Flags of Our Fathers — movie review — screener!
Everyday we are sheltered from the truth. On the news, in history books, by our peers and parents. We are forced to believe that War is inevitable. War is unpreventable. War ultimately saves lives. The topic is so saturated with deceit that the proletariat always accelerates acclimation. It is because it is exactly what we want to hear.
If you knew the truth, if you knew about the unfair WWII treatises drafted specifically to insult Japanese honor and inflict retaliation, if you knew about the firebombing raids, if you knew that the atomic bombs were dropped after peace negotiations and after Nazi Germany had surrendered, would it make any difference? Even those that are aware shake their heads and wag their fingers at the Japanese, regurgitating slander and boohooing over the Rape of Nanking. The Jewish even sued the Smithsonian museum over the term “concentration camp” in a Japanese history display, revering their own tragedy over someone elses. (This is especially strange if you consider the claim that half of the alleged six million Holocaust victims weren’t even Jewish, but Polish Christians and Catholics, not to mention the total number of victims may be a gross overestimate).
If you want the truth, you would quickly learn that America has murdered more innocent civilians that any other country on the planet. And the killing meter increases every day. In fact, a recent study was published in major newspapers last week, claiming the American military took 655,000 Iraqi lives and not 30,000 like President Bush had previously announced. And that doesn’t even take into account those innocents who were brutalized, sodomized and tortured by American soldiers. Not to mention soldiers raped by fellow soldiers. So you just rethink your image of a hero, because he may just be someone who survived. Much like Rene Gagnon (Jesse Bradford), a runner for the Marines, famous for helping his buddies lift up a flagpole.

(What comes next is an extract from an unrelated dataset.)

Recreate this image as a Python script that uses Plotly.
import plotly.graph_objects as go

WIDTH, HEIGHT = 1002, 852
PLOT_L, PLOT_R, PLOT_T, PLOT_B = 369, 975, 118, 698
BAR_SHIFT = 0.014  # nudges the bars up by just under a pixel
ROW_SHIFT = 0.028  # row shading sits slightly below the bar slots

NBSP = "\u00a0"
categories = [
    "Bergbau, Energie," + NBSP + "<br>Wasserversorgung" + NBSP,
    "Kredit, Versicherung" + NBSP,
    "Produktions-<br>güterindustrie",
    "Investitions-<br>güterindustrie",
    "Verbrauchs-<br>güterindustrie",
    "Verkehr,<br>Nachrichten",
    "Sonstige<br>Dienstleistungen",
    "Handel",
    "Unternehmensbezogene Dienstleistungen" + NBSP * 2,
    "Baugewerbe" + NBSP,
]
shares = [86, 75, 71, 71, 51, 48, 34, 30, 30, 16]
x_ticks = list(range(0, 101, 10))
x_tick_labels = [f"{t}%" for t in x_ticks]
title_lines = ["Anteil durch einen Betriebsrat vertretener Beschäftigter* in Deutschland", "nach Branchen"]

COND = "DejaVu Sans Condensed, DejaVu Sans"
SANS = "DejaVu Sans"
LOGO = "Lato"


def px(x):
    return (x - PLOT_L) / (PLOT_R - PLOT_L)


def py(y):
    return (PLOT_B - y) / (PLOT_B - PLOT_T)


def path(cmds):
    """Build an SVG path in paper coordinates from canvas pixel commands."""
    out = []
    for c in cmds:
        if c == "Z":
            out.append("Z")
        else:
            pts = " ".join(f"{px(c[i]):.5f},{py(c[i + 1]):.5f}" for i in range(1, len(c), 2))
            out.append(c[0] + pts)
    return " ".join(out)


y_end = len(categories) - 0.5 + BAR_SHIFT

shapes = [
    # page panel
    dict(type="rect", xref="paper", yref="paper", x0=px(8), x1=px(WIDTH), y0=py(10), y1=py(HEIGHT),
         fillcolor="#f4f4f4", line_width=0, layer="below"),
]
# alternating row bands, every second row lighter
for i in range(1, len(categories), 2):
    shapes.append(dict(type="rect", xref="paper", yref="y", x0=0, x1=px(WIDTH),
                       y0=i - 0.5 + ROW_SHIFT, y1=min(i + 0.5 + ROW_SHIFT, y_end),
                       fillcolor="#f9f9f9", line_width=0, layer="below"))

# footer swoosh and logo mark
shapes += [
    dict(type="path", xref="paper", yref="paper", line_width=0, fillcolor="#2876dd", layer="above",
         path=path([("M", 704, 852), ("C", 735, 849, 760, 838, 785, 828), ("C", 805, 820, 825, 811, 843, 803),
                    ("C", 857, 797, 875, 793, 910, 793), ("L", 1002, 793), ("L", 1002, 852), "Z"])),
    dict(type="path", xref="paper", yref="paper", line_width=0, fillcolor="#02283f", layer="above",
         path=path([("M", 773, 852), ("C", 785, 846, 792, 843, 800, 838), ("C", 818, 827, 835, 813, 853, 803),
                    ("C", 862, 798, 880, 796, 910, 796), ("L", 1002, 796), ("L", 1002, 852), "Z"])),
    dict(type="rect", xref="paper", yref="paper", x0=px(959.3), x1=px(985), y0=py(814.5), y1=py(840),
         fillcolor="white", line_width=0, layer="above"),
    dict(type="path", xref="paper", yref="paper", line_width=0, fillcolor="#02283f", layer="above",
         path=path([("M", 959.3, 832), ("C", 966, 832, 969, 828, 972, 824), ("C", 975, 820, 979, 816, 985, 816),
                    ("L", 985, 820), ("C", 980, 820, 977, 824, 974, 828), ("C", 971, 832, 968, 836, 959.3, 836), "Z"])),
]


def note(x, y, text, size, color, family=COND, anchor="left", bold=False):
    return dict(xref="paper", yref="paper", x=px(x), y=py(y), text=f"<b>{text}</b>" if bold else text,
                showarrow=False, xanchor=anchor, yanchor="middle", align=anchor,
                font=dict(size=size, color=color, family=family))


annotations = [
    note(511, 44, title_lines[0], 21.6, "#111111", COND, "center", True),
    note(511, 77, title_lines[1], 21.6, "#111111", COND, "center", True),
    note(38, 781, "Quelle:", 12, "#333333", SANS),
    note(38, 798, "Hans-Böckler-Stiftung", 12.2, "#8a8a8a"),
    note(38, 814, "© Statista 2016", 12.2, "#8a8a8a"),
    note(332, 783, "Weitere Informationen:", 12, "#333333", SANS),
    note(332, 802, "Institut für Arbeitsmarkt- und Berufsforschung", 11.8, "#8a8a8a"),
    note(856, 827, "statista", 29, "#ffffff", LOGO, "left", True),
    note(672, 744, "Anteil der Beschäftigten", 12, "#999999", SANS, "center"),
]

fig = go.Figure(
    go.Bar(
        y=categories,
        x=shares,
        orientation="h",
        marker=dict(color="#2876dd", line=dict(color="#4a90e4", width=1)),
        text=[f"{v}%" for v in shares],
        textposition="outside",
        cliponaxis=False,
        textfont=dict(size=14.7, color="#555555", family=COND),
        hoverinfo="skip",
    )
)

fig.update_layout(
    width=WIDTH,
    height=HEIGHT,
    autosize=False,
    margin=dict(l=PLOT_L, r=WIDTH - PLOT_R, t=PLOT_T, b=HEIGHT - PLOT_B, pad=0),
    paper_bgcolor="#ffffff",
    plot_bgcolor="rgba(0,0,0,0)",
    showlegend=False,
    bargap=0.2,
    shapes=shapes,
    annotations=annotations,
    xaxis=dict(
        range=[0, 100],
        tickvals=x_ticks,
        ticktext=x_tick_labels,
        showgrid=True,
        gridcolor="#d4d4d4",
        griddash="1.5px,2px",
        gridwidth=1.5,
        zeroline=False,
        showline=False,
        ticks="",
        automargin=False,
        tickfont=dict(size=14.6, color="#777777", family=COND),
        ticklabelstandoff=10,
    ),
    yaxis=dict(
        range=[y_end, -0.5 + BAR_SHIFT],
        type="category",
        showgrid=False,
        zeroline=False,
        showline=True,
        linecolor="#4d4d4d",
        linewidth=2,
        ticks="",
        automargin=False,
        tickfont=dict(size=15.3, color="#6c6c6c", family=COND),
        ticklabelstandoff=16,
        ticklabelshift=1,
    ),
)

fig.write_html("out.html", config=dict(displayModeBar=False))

This photograph at the Battle of Iwo Jima, this instant image of hope and pride and camaraderie was printed on every major newspaper’s front page and engraved on every U.S. citizen’s heart. It was an image to remind families, taxpayers, politicians that War is necessary. It was a trigger to trick them all into believing that we were winning. The fact is that we were losing, horribly losing, and America is a sore loser. You understand that we usually blindly bulldoze and bully other countries. But in the midst of WWII, America lacked the money, the resources, the strategy. Thus the vicious cycle began. Without strategy, you lose a lot of troops and eat up a lot of artillery. You need material resources for more artillery. You need more money to start the whole cycle again. So the government devised a plan to tap its citizens dry. War bonds were purchased under the premise of contribution, of supporting soldiers, of possibly eliminating the guilt of sitting at home while young men lost their lives overseas. War bonds are why the remaining (living) three out of the six Iwo Jima flag raisers were quickly shipped back home. They were to become the new spokesmen for military funding and the unexpected heroes of WWII.

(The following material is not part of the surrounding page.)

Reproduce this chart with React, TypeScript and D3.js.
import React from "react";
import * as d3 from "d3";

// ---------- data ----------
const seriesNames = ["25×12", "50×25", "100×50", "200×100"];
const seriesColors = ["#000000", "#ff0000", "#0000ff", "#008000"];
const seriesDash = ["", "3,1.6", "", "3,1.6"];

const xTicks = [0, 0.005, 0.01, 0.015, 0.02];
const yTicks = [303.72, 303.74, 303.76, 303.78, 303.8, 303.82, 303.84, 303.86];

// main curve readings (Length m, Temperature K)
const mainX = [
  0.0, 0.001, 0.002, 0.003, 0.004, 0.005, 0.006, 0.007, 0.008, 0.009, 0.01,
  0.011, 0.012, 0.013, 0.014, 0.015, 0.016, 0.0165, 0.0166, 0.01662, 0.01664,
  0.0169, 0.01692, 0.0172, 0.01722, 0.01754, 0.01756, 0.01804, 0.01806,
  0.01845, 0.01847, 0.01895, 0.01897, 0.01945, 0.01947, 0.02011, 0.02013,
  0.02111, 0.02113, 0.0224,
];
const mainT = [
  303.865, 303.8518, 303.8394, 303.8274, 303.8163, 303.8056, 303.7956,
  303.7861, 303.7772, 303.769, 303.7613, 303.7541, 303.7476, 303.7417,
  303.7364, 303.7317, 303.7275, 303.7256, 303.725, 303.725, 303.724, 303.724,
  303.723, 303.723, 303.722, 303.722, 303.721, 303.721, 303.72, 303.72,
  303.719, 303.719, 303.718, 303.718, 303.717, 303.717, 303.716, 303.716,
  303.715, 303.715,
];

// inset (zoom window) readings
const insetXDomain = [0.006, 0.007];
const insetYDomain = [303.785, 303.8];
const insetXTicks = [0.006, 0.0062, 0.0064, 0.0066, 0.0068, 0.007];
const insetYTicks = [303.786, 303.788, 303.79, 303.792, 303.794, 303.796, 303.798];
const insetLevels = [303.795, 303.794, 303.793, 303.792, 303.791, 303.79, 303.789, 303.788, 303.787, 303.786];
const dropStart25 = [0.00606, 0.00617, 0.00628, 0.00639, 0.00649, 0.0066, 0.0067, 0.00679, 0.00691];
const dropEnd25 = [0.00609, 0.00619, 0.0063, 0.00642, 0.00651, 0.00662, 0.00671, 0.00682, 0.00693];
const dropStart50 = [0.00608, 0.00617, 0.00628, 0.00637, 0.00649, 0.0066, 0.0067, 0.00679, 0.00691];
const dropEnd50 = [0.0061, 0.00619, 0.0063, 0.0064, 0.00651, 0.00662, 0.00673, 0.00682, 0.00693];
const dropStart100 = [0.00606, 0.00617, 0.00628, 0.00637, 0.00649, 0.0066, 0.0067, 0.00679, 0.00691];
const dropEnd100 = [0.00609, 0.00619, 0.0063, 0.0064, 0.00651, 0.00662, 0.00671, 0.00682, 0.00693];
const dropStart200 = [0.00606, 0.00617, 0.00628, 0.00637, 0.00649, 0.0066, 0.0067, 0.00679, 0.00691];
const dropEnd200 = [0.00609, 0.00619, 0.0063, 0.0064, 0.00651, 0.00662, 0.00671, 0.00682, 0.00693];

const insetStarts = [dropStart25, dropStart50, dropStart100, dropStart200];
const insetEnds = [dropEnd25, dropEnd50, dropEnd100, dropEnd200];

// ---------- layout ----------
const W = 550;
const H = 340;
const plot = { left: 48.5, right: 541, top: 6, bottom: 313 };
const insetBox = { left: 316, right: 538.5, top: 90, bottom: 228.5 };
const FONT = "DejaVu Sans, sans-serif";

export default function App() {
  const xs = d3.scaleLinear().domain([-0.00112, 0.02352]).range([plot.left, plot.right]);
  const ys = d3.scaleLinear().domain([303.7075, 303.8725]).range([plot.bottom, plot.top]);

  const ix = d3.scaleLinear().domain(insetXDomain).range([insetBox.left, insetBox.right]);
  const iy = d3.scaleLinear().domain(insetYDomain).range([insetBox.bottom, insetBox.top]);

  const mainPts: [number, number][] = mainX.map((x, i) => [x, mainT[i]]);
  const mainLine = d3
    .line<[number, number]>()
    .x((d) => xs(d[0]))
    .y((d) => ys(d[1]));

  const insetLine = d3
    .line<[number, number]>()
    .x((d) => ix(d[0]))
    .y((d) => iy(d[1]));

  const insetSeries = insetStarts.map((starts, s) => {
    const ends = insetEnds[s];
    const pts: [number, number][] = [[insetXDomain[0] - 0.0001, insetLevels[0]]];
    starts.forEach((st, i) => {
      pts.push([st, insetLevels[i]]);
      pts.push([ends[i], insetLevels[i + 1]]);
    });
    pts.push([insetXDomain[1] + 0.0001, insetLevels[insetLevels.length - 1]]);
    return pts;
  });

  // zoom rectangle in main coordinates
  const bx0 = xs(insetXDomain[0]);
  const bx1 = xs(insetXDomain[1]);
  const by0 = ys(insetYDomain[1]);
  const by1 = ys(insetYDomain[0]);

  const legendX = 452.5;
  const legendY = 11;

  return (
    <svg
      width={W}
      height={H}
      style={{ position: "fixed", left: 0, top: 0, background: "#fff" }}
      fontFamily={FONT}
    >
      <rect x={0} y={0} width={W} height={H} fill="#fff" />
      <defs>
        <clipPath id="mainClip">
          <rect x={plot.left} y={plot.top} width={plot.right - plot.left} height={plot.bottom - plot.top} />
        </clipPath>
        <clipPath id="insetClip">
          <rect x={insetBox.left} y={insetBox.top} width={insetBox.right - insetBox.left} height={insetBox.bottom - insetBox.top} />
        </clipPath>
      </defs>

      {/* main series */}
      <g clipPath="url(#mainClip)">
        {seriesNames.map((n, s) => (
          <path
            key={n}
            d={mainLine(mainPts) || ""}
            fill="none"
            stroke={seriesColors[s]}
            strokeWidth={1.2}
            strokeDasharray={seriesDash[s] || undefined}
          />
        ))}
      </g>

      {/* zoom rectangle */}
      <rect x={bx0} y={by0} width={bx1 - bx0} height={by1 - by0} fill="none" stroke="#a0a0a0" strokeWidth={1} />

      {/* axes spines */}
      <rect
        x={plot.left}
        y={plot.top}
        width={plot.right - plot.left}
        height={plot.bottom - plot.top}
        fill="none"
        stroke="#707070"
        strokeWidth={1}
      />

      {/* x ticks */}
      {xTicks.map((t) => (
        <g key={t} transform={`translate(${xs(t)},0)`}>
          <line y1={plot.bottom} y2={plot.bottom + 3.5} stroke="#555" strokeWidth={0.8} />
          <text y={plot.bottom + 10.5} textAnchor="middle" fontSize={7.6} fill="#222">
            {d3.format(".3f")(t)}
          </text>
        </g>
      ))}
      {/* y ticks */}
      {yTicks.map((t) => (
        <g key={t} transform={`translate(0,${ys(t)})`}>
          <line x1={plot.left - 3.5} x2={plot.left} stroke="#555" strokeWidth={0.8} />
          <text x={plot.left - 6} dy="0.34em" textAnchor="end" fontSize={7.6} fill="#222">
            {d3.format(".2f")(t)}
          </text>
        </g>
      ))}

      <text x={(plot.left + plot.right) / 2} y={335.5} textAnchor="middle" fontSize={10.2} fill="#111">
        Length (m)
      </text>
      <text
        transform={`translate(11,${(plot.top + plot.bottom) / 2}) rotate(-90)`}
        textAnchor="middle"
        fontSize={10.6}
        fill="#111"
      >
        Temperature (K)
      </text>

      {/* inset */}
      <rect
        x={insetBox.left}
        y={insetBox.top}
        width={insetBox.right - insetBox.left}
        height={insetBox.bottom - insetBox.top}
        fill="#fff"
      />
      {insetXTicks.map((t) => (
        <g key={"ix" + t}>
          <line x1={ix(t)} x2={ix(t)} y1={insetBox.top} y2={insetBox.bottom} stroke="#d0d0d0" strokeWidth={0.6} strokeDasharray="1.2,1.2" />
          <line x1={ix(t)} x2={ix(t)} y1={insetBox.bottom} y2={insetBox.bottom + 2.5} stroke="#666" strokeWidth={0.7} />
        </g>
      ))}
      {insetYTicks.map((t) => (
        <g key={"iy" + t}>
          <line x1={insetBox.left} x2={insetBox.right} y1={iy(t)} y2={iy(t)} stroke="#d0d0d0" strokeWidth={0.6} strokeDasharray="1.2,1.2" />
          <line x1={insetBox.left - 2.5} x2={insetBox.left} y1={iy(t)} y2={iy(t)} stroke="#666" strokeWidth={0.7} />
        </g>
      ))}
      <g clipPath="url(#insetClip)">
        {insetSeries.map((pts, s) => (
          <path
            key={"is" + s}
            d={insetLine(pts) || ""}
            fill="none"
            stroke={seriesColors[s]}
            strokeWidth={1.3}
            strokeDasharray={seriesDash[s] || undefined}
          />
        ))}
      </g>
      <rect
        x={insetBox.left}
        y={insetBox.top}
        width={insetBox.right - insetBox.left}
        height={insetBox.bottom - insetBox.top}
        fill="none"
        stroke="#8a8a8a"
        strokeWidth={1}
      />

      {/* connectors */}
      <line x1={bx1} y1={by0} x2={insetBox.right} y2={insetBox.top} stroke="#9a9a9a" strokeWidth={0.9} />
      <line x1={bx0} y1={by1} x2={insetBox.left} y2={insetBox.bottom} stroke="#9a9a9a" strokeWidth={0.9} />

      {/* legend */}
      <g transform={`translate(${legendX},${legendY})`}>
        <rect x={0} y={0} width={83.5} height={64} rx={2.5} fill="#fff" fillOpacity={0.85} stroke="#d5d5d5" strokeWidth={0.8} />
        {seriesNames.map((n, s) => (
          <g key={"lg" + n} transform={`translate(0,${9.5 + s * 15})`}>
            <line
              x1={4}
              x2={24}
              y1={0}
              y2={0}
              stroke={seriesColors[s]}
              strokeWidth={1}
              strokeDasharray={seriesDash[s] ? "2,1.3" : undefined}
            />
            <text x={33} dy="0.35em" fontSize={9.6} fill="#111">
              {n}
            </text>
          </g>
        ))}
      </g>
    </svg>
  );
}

Spotlights and flashbulbs induced flashbacks, and the legacy of war split through the young soldiers’ minds. Napalm flamethrowers, grenade decapitations, embedded shrapnel. Charismatic Rene Gagnon (mentioned earlier), brave medic John “Doc” Bradley (Ryan Phillippe), compassionate Ira Hayes (Adam Beach) each dealt with their visions differently, each dealing with the lies they needed to tell the public. They were to cover up the fact that the flag they raised was only a replacement and that one man had been incorrectly credited.
Hayes plays an important role in Flags of Our Fathers because he is a Native American and this is where director Clint Eastwood drills in the message that white people suck. At any rate, you’ll need to remember him. Maybe you’ll remember him in that soft-focus movie light, just like the veil he held over his own eyes when he believed in America and that his part in the war would deter future prejudice. You may remember him portrayed as a stereotype chain, being a blubbering alcoholic gambling ace. You could remember him in the broader sense, representing all Native Americans; their genocide adding millions of deaths to America’s killing meter. Maybe this is why Hayes feared fame. He realized that he was a marked martyr for hope and freedom, only to have his own dreams cruelly drowned. So Flags of Our Fathers also reflects on how crass and racist people can be, even directly to a hero’s face. How we amass and treat each other without empathy, without respect, and this is how we wage wars. In the long run, there is very little difference in how everyday feuds and global wars begin, and more often than not, the victor is not always virtuous.
Flags of Our Fathers opens on October 20, 2006.
Learn that there are two sides to every story. This time, you’ll get to hear the Japanese side on February 9, 2007, when Clint Eastwood’s Letters from Iwo Jima opens.